September 26, 2007 – U.S. retail sales excluding autos fell by 0.4% in August, but the prices of consumer goods fell by an even steeper 0.5%. Thus, real non-auto retail sales edged up by 0.2% in August after rising by 0.7% in July (Chart 1). That’s a small plus for August real consumption growth.
As of August, real non-auto retail sales were tracking at a 4% annual rate in Q3, compared to their Q2 average. That sounds like good sturdy growth. But, these sales fell at a 2.4% annual rate in Q2. Thus, the data to date show little net progress in real non-auto retail sales over the last two quarters.
According to the BEA’s final tally, U.S. car and light truck sales surged by 1M units in August to a 16.2M unit annual rate – recovering their May level after two months of decline (Chart 2). This increase suggests a large positive contribution to real consumption growth from the auto sector in August.
However, for the first two months of Q3, light vehicle sales were still running 0.3M below their Q2 average. Thus, the auto sector still looks like a (slightly) negative force in Q3 real consumption growth.
Consumers’ real services purchases rose by 0.2% in July and by 0.3% in June (Chart 3). The estimates here assume a comparable August services gain.

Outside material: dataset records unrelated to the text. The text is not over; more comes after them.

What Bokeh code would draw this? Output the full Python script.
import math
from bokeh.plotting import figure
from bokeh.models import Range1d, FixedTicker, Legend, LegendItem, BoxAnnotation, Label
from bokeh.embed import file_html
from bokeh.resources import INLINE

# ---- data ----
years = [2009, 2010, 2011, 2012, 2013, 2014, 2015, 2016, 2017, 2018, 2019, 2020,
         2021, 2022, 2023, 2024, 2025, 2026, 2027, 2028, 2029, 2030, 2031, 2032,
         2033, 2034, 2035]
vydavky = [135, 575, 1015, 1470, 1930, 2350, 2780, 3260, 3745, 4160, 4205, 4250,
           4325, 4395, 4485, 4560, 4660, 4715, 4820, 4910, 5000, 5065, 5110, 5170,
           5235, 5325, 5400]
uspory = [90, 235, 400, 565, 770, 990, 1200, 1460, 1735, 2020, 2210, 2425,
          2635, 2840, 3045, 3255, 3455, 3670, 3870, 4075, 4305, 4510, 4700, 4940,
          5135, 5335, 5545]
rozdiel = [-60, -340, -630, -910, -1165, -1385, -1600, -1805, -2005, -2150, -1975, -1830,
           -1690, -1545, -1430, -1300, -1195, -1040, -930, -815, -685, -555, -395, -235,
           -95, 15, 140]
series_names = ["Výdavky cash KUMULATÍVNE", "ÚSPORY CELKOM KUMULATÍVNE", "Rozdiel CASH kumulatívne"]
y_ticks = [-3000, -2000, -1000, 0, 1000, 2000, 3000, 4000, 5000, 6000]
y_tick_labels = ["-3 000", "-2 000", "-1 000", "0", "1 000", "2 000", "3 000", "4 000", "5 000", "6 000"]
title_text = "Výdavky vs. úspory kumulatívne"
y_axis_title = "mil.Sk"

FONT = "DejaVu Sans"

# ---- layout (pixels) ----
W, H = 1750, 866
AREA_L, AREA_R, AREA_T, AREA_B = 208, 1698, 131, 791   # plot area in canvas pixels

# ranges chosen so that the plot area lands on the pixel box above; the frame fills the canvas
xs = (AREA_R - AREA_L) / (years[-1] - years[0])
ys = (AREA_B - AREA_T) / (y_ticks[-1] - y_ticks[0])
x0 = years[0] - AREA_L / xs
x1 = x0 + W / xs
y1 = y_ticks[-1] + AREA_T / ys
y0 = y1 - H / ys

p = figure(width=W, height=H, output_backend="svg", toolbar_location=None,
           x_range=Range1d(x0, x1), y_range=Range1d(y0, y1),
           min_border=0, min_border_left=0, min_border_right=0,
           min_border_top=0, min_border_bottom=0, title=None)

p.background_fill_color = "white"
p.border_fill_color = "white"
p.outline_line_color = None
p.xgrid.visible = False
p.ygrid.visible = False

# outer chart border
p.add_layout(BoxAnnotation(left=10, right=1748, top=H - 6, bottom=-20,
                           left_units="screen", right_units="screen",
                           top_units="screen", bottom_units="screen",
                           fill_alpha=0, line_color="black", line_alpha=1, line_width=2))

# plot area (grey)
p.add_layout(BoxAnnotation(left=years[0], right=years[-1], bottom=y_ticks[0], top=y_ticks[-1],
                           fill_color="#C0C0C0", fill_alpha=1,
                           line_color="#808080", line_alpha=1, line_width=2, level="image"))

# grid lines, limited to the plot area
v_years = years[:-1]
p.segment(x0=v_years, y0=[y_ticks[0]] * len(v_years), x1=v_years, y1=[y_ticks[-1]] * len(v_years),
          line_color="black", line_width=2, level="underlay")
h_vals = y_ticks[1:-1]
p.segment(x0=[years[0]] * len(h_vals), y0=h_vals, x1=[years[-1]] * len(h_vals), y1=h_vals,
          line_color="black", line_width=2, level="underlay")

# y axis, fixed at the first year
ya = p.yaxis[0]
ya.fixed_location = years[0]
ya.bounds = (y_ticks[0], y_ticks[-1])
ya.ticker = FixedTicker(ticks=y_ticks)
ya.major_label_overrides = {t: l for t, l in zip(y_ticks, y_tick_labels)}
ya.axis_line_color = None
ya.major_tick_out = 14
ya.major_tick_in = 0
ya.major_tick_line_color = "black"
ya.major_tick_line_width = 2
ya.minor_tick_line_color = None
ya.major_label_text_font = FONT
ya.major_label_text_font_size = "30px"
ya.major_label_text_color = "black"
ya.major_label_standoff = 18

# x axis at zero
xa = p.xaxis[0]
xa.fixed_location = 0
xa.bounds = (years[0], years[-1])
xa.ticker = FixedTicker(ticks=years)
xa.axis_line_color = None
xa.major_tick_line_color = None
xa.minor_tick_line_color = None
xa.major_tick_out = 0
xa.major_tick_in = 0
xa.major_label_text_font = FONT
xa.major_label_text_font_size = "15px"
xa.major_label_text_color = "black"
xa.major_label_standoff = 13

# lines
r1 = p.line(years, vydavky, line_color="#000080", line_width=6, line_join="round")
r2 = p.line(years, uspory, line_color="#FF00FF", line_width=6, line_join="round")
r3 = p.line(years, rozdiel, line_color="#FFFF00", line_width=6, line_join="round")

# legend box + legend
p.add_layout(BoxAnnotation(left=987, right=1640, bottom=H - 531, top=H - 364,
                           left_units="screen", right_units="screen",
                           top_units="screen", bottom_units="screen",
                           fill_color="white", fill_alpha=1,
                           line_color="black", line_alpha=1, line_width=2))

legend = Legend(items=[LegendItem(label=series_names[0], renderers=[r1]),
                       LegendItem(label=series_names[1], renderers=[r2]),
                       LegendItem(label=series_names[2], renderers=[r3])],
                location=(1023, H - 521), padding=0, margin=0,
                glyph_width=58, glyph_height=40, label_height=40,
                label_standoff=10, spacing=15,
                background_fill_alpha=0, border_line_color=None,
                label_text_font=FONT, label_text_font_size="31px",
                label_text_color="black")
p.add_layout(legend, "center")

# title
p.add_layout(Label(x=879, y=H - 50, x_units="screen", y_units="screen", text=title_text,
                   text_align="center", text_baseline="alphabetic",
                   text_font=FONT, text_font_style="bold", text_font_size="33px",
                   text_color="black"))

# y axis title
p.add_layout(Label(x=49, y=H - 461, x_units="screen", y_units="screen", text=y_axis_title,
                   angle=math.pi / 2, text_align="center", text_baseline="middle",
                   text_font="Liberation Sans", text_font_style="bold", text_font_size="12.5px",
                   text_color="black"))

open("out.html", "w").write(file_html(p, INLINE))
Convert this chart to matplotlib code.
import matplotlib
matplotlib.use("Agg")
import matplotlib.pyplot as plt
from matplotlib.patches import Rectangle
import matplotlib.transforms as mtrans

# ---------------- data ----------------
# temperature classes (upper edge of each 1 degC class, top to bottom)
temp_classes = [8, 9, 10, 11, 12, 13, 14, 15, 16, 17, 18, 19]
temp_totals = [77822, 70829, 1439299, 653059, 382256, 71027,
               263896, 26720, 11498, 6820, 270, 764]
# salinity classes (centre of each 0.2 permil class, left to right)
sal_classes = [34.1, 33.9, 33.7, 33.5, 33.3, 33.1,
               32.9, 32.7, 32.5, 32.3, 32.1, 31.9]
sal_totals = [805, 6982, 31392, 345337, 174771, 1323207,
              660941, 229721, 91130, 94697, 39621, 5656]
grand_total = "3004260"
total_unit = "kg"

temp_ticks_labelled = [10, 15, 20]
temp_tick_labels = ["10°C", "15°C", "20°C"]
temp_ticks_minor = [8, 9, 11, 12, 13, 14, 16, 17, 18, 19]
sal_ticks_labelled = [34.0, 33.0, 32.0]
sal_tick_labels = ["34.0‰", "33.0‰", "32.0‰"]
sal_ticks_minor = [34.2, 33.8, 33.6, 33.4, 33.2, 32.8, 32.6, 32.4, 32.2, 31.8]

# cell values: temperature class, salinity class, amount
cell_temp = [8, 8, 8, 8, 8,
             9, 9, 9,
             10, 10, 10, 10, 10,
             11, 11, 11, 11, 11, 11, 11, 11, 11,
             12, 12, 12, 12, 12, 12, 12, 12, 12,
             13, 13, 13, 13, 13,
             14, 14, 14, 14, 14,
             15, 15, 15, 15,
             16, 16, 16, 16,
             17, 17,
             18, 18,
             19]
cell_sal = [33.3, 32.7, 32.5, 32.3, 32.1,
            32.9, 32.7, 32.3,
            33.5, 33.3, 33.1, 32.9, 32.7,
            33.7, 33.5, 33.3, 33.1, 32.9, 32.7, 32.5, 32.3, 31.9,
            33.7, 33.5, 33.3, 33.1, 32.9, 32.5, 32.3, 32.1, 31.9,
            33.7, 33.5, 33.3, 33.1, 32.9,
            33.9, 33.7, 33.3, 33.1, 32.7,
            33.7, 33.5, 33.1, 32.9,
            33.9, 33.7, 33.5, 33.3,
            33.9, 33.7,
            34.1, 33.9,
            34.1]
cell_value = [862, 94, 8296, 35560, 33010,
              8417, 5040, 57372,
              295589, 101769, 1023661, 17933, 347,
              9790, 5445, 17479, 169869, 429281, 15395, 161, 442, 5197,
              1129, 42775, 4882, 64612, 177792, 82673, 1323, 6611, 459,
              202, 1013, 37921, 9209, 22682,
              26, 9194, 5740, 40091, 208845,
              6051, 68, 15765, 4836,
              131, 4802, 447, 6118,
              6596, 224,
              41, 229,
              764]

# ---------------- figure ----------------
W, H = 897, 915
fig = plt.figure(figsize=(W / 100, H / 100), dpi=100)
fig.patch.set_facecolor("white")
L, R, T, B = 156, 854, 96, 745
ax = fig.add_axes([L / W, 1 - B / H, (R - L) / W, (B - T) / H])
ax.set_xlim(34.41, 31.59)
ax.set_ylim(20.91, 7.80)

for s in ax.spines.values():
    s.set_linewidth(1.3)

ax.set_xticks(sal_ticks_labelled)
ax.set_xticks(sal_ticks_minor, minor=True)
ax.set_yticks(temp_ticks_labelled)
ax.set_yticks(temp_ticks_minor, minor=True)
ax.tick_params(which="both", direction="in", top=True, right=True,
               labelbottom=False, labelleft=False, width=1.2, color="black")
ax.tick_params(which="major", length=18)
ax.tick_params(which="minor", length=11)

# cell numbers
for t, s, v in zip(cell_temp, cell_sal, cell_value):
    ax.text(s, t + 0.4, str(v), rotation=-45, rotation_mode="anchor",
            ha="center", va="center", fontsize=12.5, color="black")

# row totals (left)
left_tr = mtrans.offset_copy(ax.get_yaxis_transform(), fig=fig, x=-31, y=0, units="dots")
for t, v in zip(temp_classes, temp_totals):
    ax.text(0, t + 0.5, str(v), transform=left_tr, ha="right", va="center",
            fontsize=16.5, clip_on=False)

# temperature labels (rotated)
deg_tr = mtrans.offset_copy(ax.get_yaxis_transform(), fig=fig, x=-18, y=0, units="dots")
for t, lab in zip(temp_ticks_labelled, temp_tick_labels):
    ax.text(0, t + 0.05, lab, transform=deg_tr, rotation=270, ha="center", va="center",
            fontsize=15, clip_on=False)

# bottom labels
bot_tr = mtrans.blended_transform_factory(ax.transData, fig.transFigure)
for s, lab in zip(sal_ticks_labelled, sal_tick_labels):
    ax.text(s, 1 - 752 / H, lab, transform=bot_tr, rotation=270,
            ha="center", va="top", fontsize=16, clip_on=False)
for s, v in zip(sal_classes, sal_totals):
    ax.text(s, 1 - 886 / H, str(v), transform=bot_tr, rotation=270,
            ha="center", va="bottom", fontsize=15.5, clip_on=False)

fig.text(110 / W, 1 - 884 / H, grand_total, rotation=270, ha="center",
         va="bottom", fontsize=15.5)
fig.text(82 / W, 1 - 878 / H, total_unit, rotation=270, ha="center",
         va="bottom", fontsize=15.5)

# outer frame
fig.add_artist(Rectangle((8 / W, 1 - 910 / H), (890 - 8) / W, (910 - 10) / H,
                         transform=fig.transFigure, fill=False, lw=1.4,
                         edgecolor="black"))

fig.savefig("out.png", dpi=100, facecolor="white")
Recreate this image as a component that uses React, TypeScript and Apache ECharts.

Putting these pieces together, real consumption growth might reach 0.6% in August (propelled by the auto sector) after rising by 0.3% in July (Chart 4).
That would leave Q3 real consumption growth tracking at about a 3.7% annual rate, as of the quarter’s second month (Chart 5).
Real consumption rose at a meager 1.4% annual rate in Q2, according to the BEA’s second (preliminary) quarterly estimates. (The final Q2 data are coming in Thursday’s GDP release.) Thus, a 3.7% increase for all of Q3 would yield a moderate average quarterly gain of about 2.5% for the last two quarters.